SANDWake3D: A 3D parabolic RANS solver for atmospheric boundary layers and turbine wakes

Abstract. Despite many recent advances, modeling wind turbine wakes using semi-empirical and analytical models still face challenges when dealing with more complicated situations involving wind shear, veer, atmospheric stratification, and wake superposition. To address these limitations, this study introduces a three-dimensional, parabolic Reynolds Averaged Navier Stokes (RANS) k-epsilon formulation which includes an atmospheric boundary layer model and an actuator disk model for turbine wakes. The full three-dimensional solution for the velocity, temperature, and turbulence variables are efficiently solved through an alternating direction implicit scheme that requires orders of magnitude less computational resources than traditional high fidelity approaches.
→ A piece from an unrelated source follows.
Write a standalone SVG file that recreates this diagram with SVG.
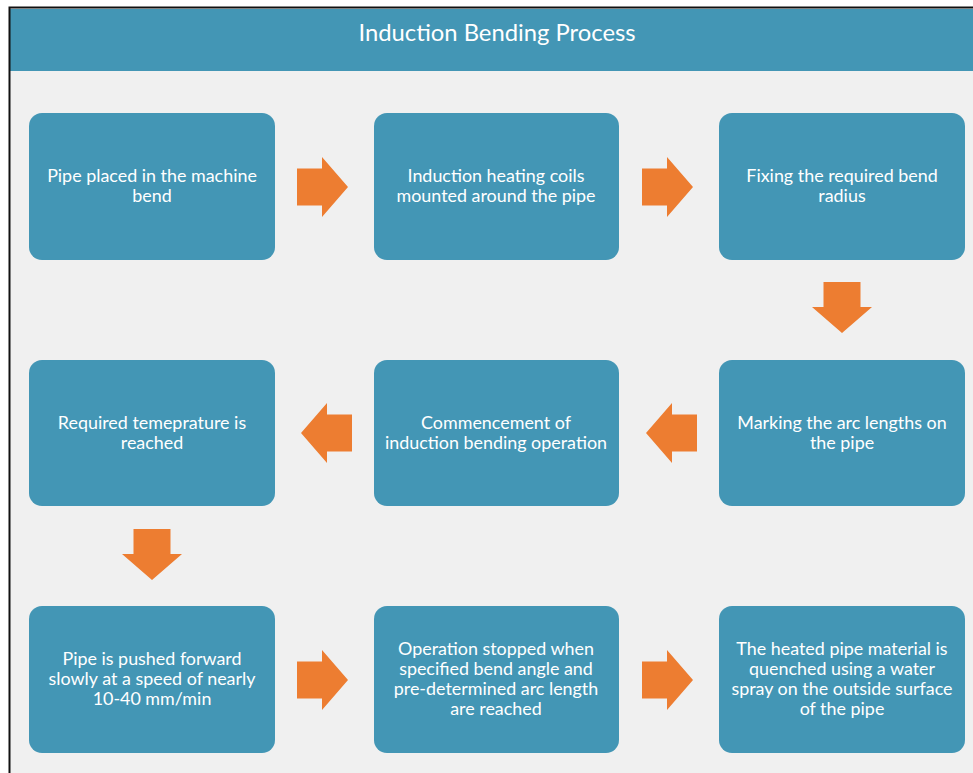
<svg xmlns="http://www.w3.org/2000/svg" width="973" height="773" viewBox="0 0 973 773">
<defs>
<style>
.box{fill:#4396B5;}
.arr{fill:#ED7D31;}
.t{font-family:Lato,"Open Sans","Liberation Sans",sans-serif;font-size:17.9px;fill:#ffffff;text-anchor:middle;}
.title{font-family:Lato,"Open Sans","Liberation Sans",sans-serif;font-size:23.8px;fill:#ffffff;text-anchor:middle;}
</style>
<path id="ar" d="M0,-18.5 H25 V-30 L51,0 L25,30 V18.5 H0 Z"/>
</defs>
<rect x="0" y="0" width="973" height="773" fill="#ffffff"/>
<rect x="10" y="8" width="963" height="765" fill="#F0F0F0"/>
<rect x="10" y="9" width="963" height="62" fill="#4396B5"/>
<path d="M9.5,773 V7.5 H973" fill="none" stroke="#111" stroke-width="2"/>
<text class="title" x="497" y="41">Induction Bending Process</text>

<g id="n1"><rect class="box" x="29" y="113" width="246" height="147" rx="13"/>
<text class="t" x="152" y="182">Pipe placed in the machine</text><text class="t" x="152" y="202">bend</text></g>
<g id="n2"><rect class="box" x="374" y="113" width="245" height="147" rx="13"/>
<text class="t" x="496" y="182">Induction heating coils</text><text class="t" x="496" y="202">mounted around the pipe</text></g>
<g id="n3"><rect class="box" x="719" y="113" width="246" height="147" rx="13"/>
<text class="t" x="842" y="182">Fixing the required bend</text><text class="t" x="842" y="202">radius</text></g>
<g id="n4"><rect class="box" x="719" y="360" width="246" height="146" rx="13"/>
<text class="t" x="842" y="429">Marking the arc lengths on</text><text class="t" x="842" y="449">the pipe</text></g>
<g id="n5"><rect class="box" x="374" y="360" width="245" height="146" rx="13"/>
<text class="t" x="496" y="429">Commencement of</text><text class="t" x="496" y="449">induction bending operation</text></g>
<g id="n6"><rect class="box" x="29" y="360" width="246" height="146" rx="13"/>
<text class="t" x="152" y="429">Required temeprature is</text><text class="t" x="152" y="449">reached</text></g>
<g id="n7"><rect class="box" x="29" y="606" width="246" height="147" rx="13"/>
<text class="t" x="152" y="665">Pipe is pushed forward</text><text class="t" x="152" y="685">slowly at a speed of nearly</text><text class="t" x="152" y="705">10-40 mm/min</text></g>
<g id="n8"><rect class="box" x="374" y="606" width="245" height="147" rx="13"/>
<text class="t" x="496" y="655">Operation stopped when</text><text class="t" x="496" y="675">specified bend angle and</text><text class="t" x="496" y="695">pre-determined arc length</text><text class="t" x="496" y="715">are reached</text></g>
<g id="n9"><rect class="box" x="719" y="606" width="246" height="147" rx="13"/>
<text class="t" x="842" y="655">The heated pipe material is</text><text class="t" x="842" y="675">quenched using a water</text><text class="t" x="842" y="695">spray on the outside surface</text><text class="t" x="842" y="715">of the pipe</text></g>

<g id="connectors" class="arr">
<use href="#ar" transform="translate(297,187)"/>
<use href="#ar" transform="translate(642,187)"/>
<use href="#ar" transform="translate(842,282) rotate(90)"/>
<use href="#ar" transform="translate(697,433) rotate(180)"/>
<use href="#ar" transform="translate(352,433) rotate(180)"/>
<use href="#ar" transform="translate(152,529) rotate(90)"/>
<use href="#ar" transform="translate(297,680)"/>
<use href="#ar" transform="translate(642,680)"/>
</g>
</svg>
The results of the parabolic RANS model are compared to the equivalent large-eddy simulations (LES) and semi-empirical wake models at different wind speeds under stable atmospheric conditions with veer and shear. For the single turbine wake the RANS model was able to capture the wake deficit behavior, including the wake stretching and skewing that was observed in the LES. The distribution of the wake turbulence in the RANS model also agreed with results from the higher fidelity simulations. In simulations of a two-turbine, directly waked configuration, the new RANS model was able to handle the wake superposition behavior without difficulty, and also correctly modeled the corresponding increase in wake turbulence when compared to LES. Lastly, a demonstration of the RANS model on a 9-turbine, 3 row wind farm is shown and compared to LES.